Parable of the Sower is told from the first-person perspective of Lauren, a young woman growing to adulthood in the socially, economically, and morally bankrupt United States of America in the not-too-distant future. (I say “not-too-distant”: the story begins in 2024).

The government has all but collapsed, law and order has failed (the police are charging a “fee” to come out and investigate murders; they take the money — and then fail to show up). The addict’s choice narcotic is Pyro: a drug that gives folk an unquenchable desire to commit arson). Theft, murder, and rape run pretty much unchecked, which is unsurprising because much of the crime is being carried out by rogue police forces across the land.

So back to Lauren.

Lauren lives in a small community headed by her pastor father and step mother. Like most communities, they follow a basic set of rules:

  1. Protect what’s yours.
  2. Post watches to guard your community at night.
  3. Don’t interact with the police if you can possibly help it.
  4. Learn to shoot, and learn to shoot accurately.

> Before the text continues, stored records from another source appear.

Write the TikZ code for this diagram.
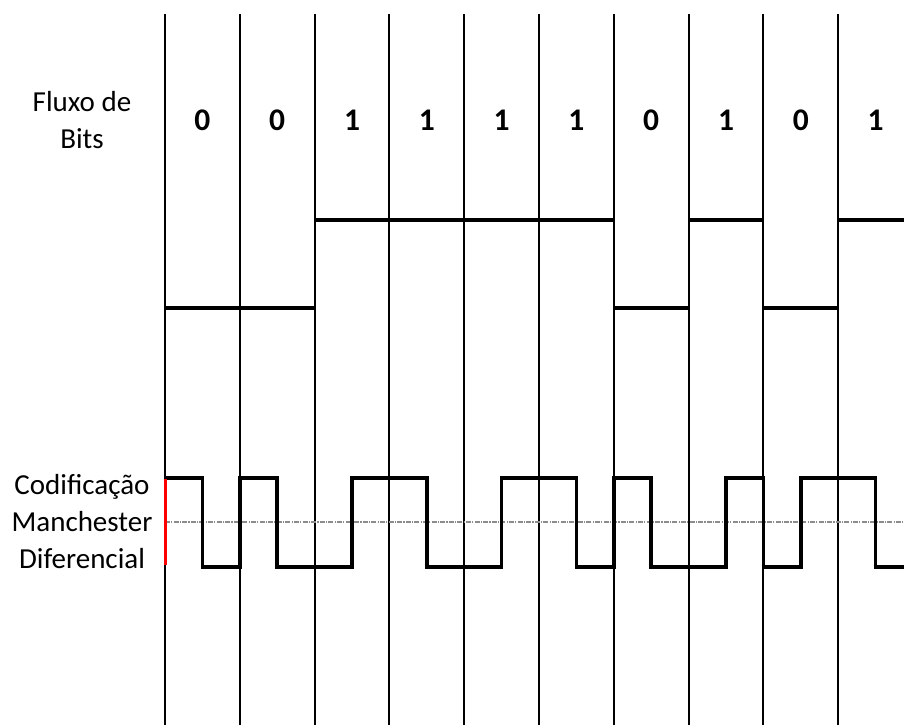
\documentclass[tikz,border=0pt]{standalone}
\usepackage{fontspec}
\setmainfont{Carlito}
\begin{document}
\begin{tikzpicture}[x=1pt,y=-1pt,
  grid/.style={line width=1.9pt,black},
  signal/.style={line width=3.7pt,black,line join=miter},
  midline/.style={line width=1.3pt,gray!90,dash pattern=on 5pt off 1.2pt on 1.2pt off 1.2pt},
  caption/.style={font=\fontsize{29}{37}\selectfont,align=center,inner sep=0pt},
  bit/.style={font=\fontsize{31.5}{32}\selectfont\bfseries,inner sep=0pt,anchor=base}]
\useasboundingbox (0,0) rectangle (904,725);
\def\w{74.8}
% bit-cell boundaries
\foreach \k in {0,...,9}{
  \draw[grid] ({165+\k*\w},14) -- ({165+\k*\w},725);
}
% bit values
\foreach \b [count=\k from 0] in {0,0,1,1,1,1,0,1,0,1}{
  \node[bit] (bit\k) at ({165+(\k+0.5)*\w},130) {\b};
}
\node[caption] (flux) at (82,120) {Fluxo de\\Bits};
\node[caption] (code) at (82,522) {Codificação\\Manchester\\Diferencial};
% NRZ levels
\draw[signal] (165,308) -- (314.6,308);
\draw[signal] (314.6,220) -- (613.8,220);
\draw[signal] (613.8,308) -- (688.6,308);
\draw[signal] (688.6,220) -- (763.4,220);
\draw[signal] (763.4,308) -- (838.2,308);
\draw[signal] (838.2,220) -- (904,220);
% reference level
\draw[midline] (165,522) -- (904,522);
% differential Manchester waveform
\draw[signal] (165,478) -- (202.4,478) -- (202.4,567) -- (239.8,567) -- (239.8,478)
  -- (277.2,478) -- (277.2,567) -- (352,567) -- (352,478) -- (426.8,478)
  -- (426.8,567) -- (501.6,567) -- (501.6,478) -- (576.4,478) -- (576.4,567)
  -- (613.8,567) -- (613.8,478) -- (651.2,478) -- (651.2,567) -- (726,567)
  -- (726,478) -- (763.4,478) -- (763.4,567) -- (800.8,567) -- (800.8,478)
  -- (875.6,478) -- (875.6,567) -- (904,567);
\draw[line width=3pt,red] (165,479) -- (165,565);
\end{tikzpicture}
\end{document}
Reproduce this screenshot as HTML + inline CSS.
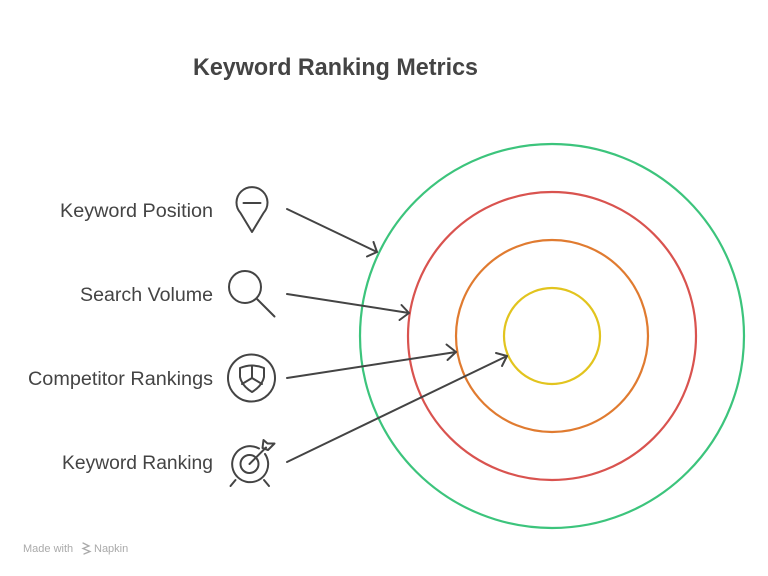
<!DOCTYPE html>
<html>
<head>
<meta charset="utf-8">
<style>
  html,body{margin:0;padding:0;background:#fff;}
  body{width:768px;height:576px;overflow:hidden;}
  svg{display:block;}
  text{font-family:"Liberation Sans",Arial,sans-serif;}
</style>
</head>
<body>
<svg width="768" height="576" viewBox="0 0 768 576" xmlns="http://www.w3.org/2000/svg">
  <rect width="768" height="576" fill="#fff"/>
  <!-- Title -->
  <text x="193" y="75" font-size="24" font-weight="bold" fill="#444" textLength="285" lengthAdjust="spacingAndGlyphs">Keyword Ranking Metrics</text>

  <!-- Concentric circles -->
  <g fill="none" stroke-width="2.2">
    <circle cx="552" cy="336" r="192" stroke="#3cc47c"/>
    <circle cx="552" cy="336" r="144" stroke="#d9534f"/>
    <circle cx="552" cy="336" r="96" stroke="#e07b30"/>
    <circle cx="552" cy="336" r="48" stroke="#e2c41e"/>
  </g>

  <!-- Labels -->
  <g font-size="19" fill="#444" text-anchor="end">
    <text x="213" y="217" textLength="153" lengthAdjust="spacingAndGlyphs">Keyword Position</text>
    <text x="213" y="301" textLength="133" lengthAdjust="spacingAndGlyphs">Search Volume</text>
    <text x="213" y="385" textLength="185" lengthAdjust="spacingAndGlyphs">Competitor Rankings</text>
    <text x="213" y="469" textLength="151" lengthAdjust="spacingAndGlyphs">Keyword Ranking</text>
  </g>

  <!-- Arrows -->
  <g stroke="#444" stroke-width="2" fill="none" stroke-linecap="round" stroke-linejoin="round">
    <line x1="287" y1="209" x2="377" y2="252"/>
    <polyline points="367,256.5 377,252 373.5,242"/>
    <line x1="287" y1="294" x2="409" y2="313"/>
    <polyline points="399.5,320 409,313 401.5,305"/>
    <line x1="287" y1="378" x2="456" y2="352"/>
    <polyline points="447.5,360 456,352 446.5,344.5"/>
    <line x1="287" y1="462" x2="507" y2="356"/>
    <polyline points="502,366 507,356 496,353"/>
  </g>

  <!-- Icons -->
  <g stroke="#444" stroke-width="2" fill="none" stroke-linecap="round" stroke-linejoin="round">
    <!-- Pin -->
    <path d="M252,232 L240.5,213 A15.5,15.5 0 1 1 263.5,213 Z"/>
    <line x1="243.5" y1="203" x2="260.5" y2="203"/>
    <!-- Magnifier -->
    <circle cx="245" cy="287" r="16"/>
    <line x1="256.5" y1="298.5" x2="274.5" y2="316.5"/>
    <!-- Shield in circle -->
    <circle cx="251.5" cy="378" r="23.5"/>
    <path d="M240,368 Q252,363 264,368 L264,377 Q262,386 252,392 Q242,386 240,377 Z"/>
    <path d="M252,366 L252,378 L242,384 M252,378 L262,384"/>
    <!-- Target -->
    <path d="M265,454 A18,18 0 1 1 259,448.5"/>
    <circle cx="249.5" cy="464" r="9"/>
    <line x1="249.5" y1="464" x2="266" y2="447.5"/>
    <path d="M262.5,448 L263.5,440 L267.5,443.5 L274.5,443.5 L268,450 Z"/>
    <line x1="235.5" y1="480" x2="230.5" y2="486"/>
    <line x1="264" y1="480" x2="269" y2="486"/>
  </g>

  <!-- Footer -->
  <text x="23" y="552" font-size="11" fill="#aaa">Made with</text>
  <g stroke="#aaa" stroke-width="1.3" fill="none" stroke-linecap="round">
    <path d="M83,543 L89,546 L83,548.5 L90,551.5 L84,554"/>
  </g>
  <text x="94" y="552" font-size="11" fill="#aaa">Napkin</text>
</svg>
</body>
</html>
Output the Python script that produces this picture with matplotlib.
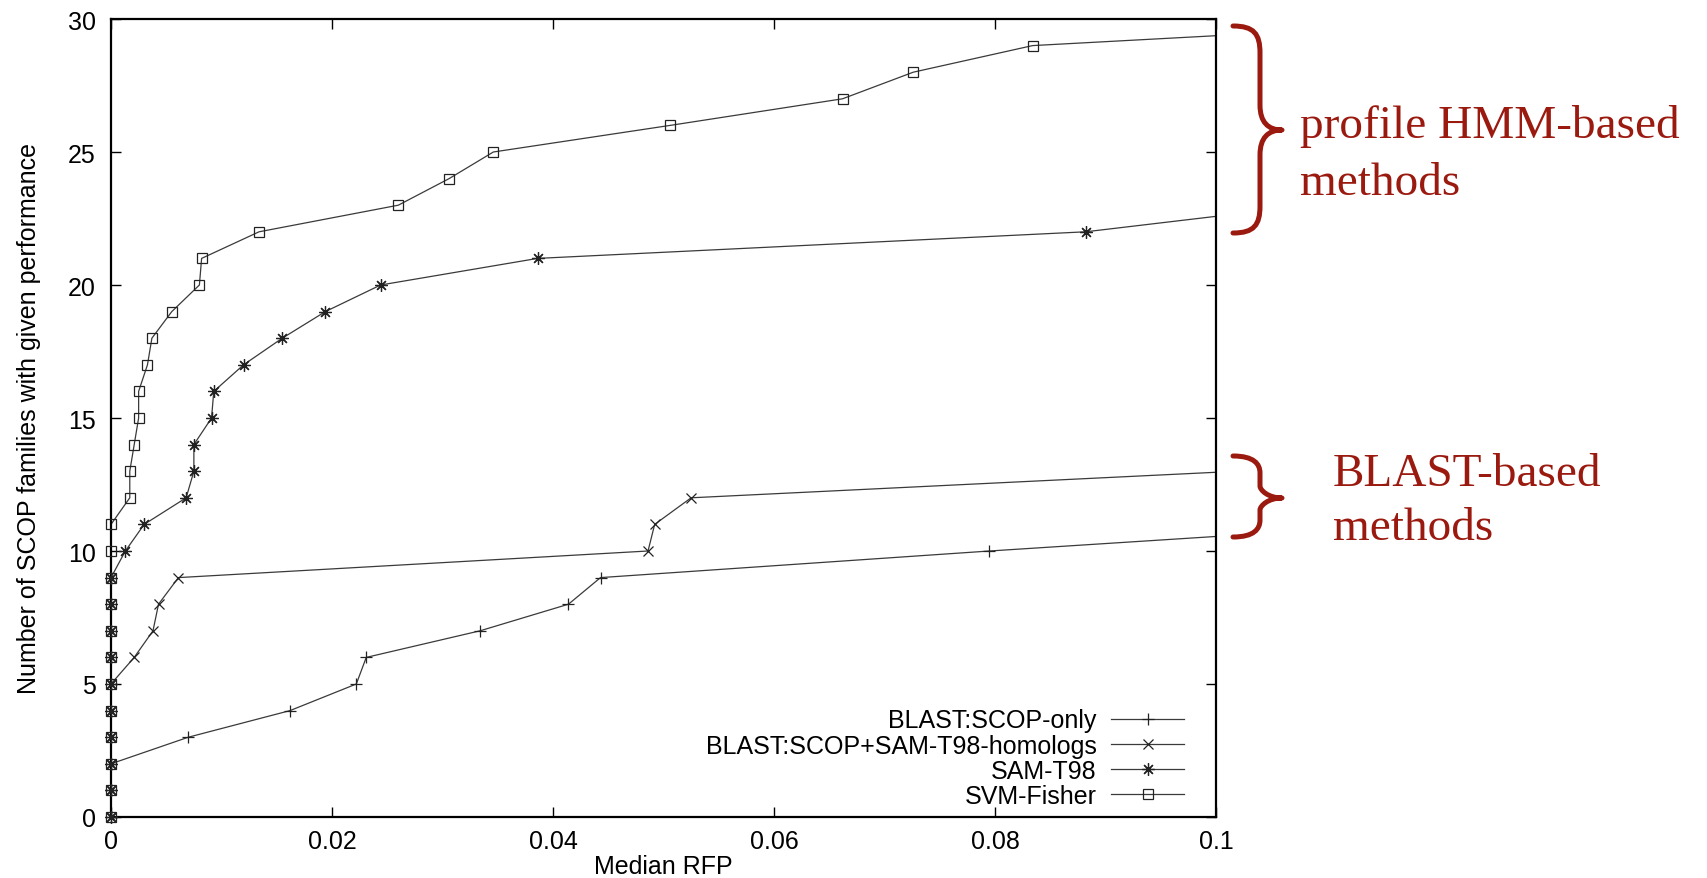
import numpy as np
import matplotlib
matplotlib.use("Agg")
import matplotlib.pyplot as plt
from matplotlib.lines import Line2D
from matplotlib.path import Path
from matplotlib.patches import PathPatch

# median RFP at which each count of families is reached
blast_x = [0, 0, 0, 0.0070, 0.0162, 0.0222, 0.0231, 0.0334, 0.0414, 0.0443, 0.0795, 0.1170]
blast_y = [0, 1, 2, 3, 4, 5, 6, 7, 8, 9, 10, 11]

homol_x = [0, 0, 0, 0, 0, 0, 0.0021, 0.0038, 0.0043, 0.0061, 0.0486, 0.0492, 0.0525, 0.1020]
homol_y = [0, 1, 2, 3, 4, 5, 6, 7, 8, 9, 10, 11, 12, 13]

sam_x = [0, 0, 0, 0, 0, 0, 0, 0, 0, 0, 0.0013, 0.0030, 0.0068, 0.0075, 0.0075,
         0.0091, 0.0093, 0.0120, 0.0155, 0.0194, 0.0244, 0.0386, 0.0882, 0.1085]
sam_y = [0, 1, 2, 3, 4, 5, 6, 7, 8, 9, 10, 11, 12, 13, 14, 15, 16, 17, 18, 19,
         20, 21, 22, 23]

svm_x = [0, 0, 0, 0, 0, 0, 0, 0, 0, 0, 0, 0, 0.0017, 0.0017, 0.0021, 0.0025,
         0.0025, 0.0033, 0.0037, 0.0055, 0.0080, 0.0082, 0.0134, 0.0260, 0.0306,
         0.0346, 0.0506, 0.0662, 0.0726, 0.0834, 0.1280]
svm_y = [0, 1, 2, 3, 4, 5, 6, 7, 8, 9, 10, 11, 12, 13, 14, 15, 16, 17, 18, 19,
         20, 21, 22, 23, 24, 25, 26, 27, 28, 29, 30]

labels = ["BLAST:SCOP-only", "BLAST:SCOP+SAM-T98-homologs", "SAM-T98", "SVM-Fisher"]
xticks = [0, 0.02, 0.04, 0.06, 0.08, 0.1]
xticklabels = ["0", "0.02", "0.04", "0.06", "0.08", "0.1"]
yticks = [0, 5, 10, 15, 20, 25, 30]

W, H = 1707, 879
plt.rcParams['font.family'] = ['Liberation Sans', 'DejaVu Sans']

fig = plt.figure(figsize=(W / 100, H / 100), dpi=100)
ax = fig.add_axes([111 / W, 1 - 818 / H, 1105 / W, 798 / H])

lc = '#3a3a3a'
series = [(blast_x, blast_y, '+', 9), (homol_x, homol_y, 'x', 7),
          (sam_x, sam_y, (8, 2, 0), 9), (svm_x, svm_y, 's', 7)]
handles = []
for (xs, ys, mk, ms), lab in zip(series, labels):
    xs = np.array(xs)
    ys = np.array(ys)
    ax.plot(xs, ys, '-', color=lc, lw=0.9)
    keep = xs <= 0.1
    kw = dict(marker=mk, markersize=ms, markeredgewidth=0.9, markeredgecolor='#222222')
    if mk == 's':
        kw['markerfacecolor'] = 'none'
    ax.plot(xs[keep], ys[keep], linestyle='none', clip_on=False, zorder=3, **kw)
    handles.append(Line2D([], [], color=lc, lw=0.9, **kw))

ax.set_xlim(0, 0.1)
ax.set_ylim(0, 30)
ax.set_xticks(xticks)
ax.set_xticklabels(xticklabels)
ax.set_yticks(yticks)
ax.tick_params(direction='in', length=7, width=1, top=True, right=True,
               labelsize=18, color='black')
ax.tick_params(axis='y', pad=11)
ax.tick_params(axis='x', pad=9)
for sp in ax.spines.values():
    sp.set_linewidth(1.6)
    sp.set_color('black')

ax.set_xlabel("Median RFP", fontsize=18)
ax.set_ylabel("Number of SCOP families with given performance", fontsize=18)
ax.xaxis.set_label_coords(0.5, -0.046)
ax.yaxis.set_label_coords(-0.063, 0.5)

ax.legend(handles, labels, loc='lower right', bbox_to_anchor=(0.971, 0.011),
          frameon=False, markerfirst=False, fontsize=18, handlelength=2.9,
          handletextpad=0.6, labelspacing=0.05, borderpad=0, borderaxespad=0,
          numpoints=1)

# red braces and notes on the right
red = '#9b1a10'


def brace(x0, x1, x2, top, mid, bot, r_end, r_mid):
    pts = [(x0, top), (x1 - 6, top), (x1, top + 8), (x1, top + r_end),
           (x1, mid - r_mid),
           (x1, mid - 8), (x1 + 8, mid), (x2, mid),
           (x1 + 8, mid), (x1, mid + 8), (x1, mid + r_mid),
           (x1, bot - r_end),
           (x1, bot - 8), (x1 - 6, bot), (x0, bot)]
    codes = [Path.MOVETO, Path.CURVE4, Path.CURVE4, Path.CURVE4,
             Path.LINETO,
             Path.CURVE4, Path.CURVE4, Path.CURVE4,
             Path.CURVE4, Path.CURVE4, Path.CURVE4,
             Path.LINETO,
             Path.CURVE4, Path.CURVE4, Path.CURVE4]
    verts = [(px / W, 1 - py / H) for px, py in pts]
    fig.add_artist(PathPatch(Path(verts, codes), transform=fig.transFigure,
                             fill=False, edgecolor=red, lw=3.6,
                             capstyle='round', joinstyle='round'))


brace(1233, 1260, 1282, 27, 131, 234, 27, 25)
brace(1233, 1260, 1282, 457, 499, 538, 17, 12)

serif = ['Liberation Serif', 'DejaVu Serif']
fig.text(1300 / W, 1 - 138 / H, "profile HMM-based", color=red, fontsize=34,
         family=serif, va='baseline')
fig.text(1300 / W, 1 - 195 / H, "methods", color=red, fontsize=34,
         family=serif, va='baseline')
fig.text(1333 / W, 1 - 486 / H, "BLAST-based", color=red, fontsize=34,
         family=serif, va='baseline')
fig.text(1333 / W, 1 - 540 / H, "methods", color=red, fontsize=34,
         family=serif, va='baseline')

fig.savefig("out.png", dpi=100)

The last one is especially problematic for Lauren; as an empath (a condition brought about due to her birth mother’s drug problem), she feels the pain and suffering of others.

Inevitably, Lauren’s less-than-comfortable existence comes to a sudden and violent end when her community is torched, and her family and friends are slaughtered.

And so Lauren and a handful of survivors begin the dangerous trek north, where they hope to find sanctuary in Canada.